Photograph by Egon Endrényi
WARRIOR WARS: Sean Maguire and India de Beaufort send up the medieval fantasy genre in a new TV show.
Dungeons & Drag
'Kröd Mändoon' on Comedy Central picks up where Monty Python left off
By Richard von Busack
SLIGHTLY LESS OLD than the legends of ancient valor are the comedic archetypes satirizing them: the bubacious warrior princess, the hulking oaf, the fraudulent wizard, the flamboyantly gay sidekick and—leading them all—the brave but half-bright rebel whose very name bears the umlauts of destiny themselves: in this case, Kröd Mändoon. On April 9, Comedy Central airs director Alex Hardcastle's hour-long pilot episode for Kröd Mändoon and the Flaming Sword of Fire. In brief, it has the goods. One thinks back happily on the book Bored of the Rings and Get Smart, back when that TV show was on its game. This high-production-value Middle-earth farrago, filmed in Hungarian fields and forests, includes sword fights and serious stuntwork. Sean Maguire has probably been cast to make the audience think of Ben Stiller's would-be macho ditherers; his Kröd is a lowborn, good-hearted nebbish with fine triceps, always outwitting the Empire by accident. (It should be mentioned that Maguire's principal credit is Meet the Spartans, but that movie is clearly not his fault.)
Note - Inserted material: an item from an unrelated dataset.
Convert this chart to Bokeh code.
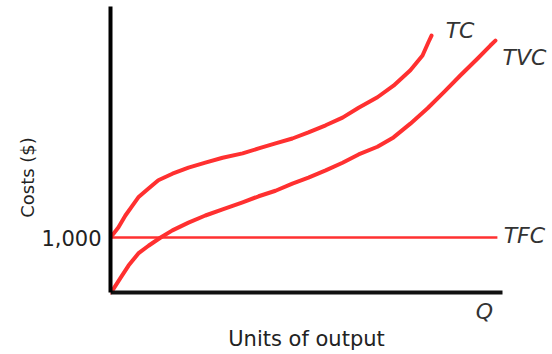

The pilot sets up Kröd's destiny, as he and his rebels free the captive Gen. Arcadius (Roger Allam) from the empire's dungeons. This also means freeing Bruce (Marques Ray), who had been the only consolation to the general during his ordeal as a prisoner ("Two weeks ... and it's a coed dungeon," Kröd fusses). Already alerted, the insidious bald Chancellor Dongalor (a hilarious Matt Lucas of Little Britain) prepares a trap and conducts interviews (and second interviews) for assassins for hire. Dongalor and his henchman Barnabas (Alex McQueen) roll their r's fragrantly as they scheme against the upstart rebels. Meanwhile, they admire their doomsday weapon: the Eye of Gulga Grymna, still closed and drowsing as monks try to get it online.
"Noel Coward–like" is not the phrase for Kröd Mändoon: it's pitched for people who can remember Mad and Python routines word for word. However, it seasons the story with anachronism jokes and winks to the audience instead of laying out a platter of them. A newcomer, Remie Purtill-Clarke, makes a large impression as Dongalor's ever-shocked concubine. As the pagan warrioress Aneka, India de Beaufort might be smoldering enough to keep the primary audience of wised-up 12-to-24-year-old males watching just for her alone. In action scenes, she shows a brisk chirpiness, and she suffers fools happily, because there are plenty of them around. De Beaufort is the most appealing crossbow wielder since Sarah Michelle Geller. The gaylord jokes about Bruce are wooly and thick, but the general's pet nickname for him, "insatiable meercat," sums up the show's lack of malice. In addition to satirizing reams and reams of barbarian fiction, Kröd Mändoon zeroes in on Anxiety no. 1 for adolescents: the fear of being sexually unsophisticated. Mandoon's own wide dumb spot is being a backward dismayed adolescent in the wide-open Meconian Empire. His love for the straying Aneka (who says, "Sex is just one weapon in my arsenal!") should keep this series lively. Kröd Mändoon's jealousy recalls the first parody of swords and sorcery, Ariosto's 1516 Orlando Furioso, with its pagan princess Angelica, and its all-over-the-map action. It's a formula that works happily today.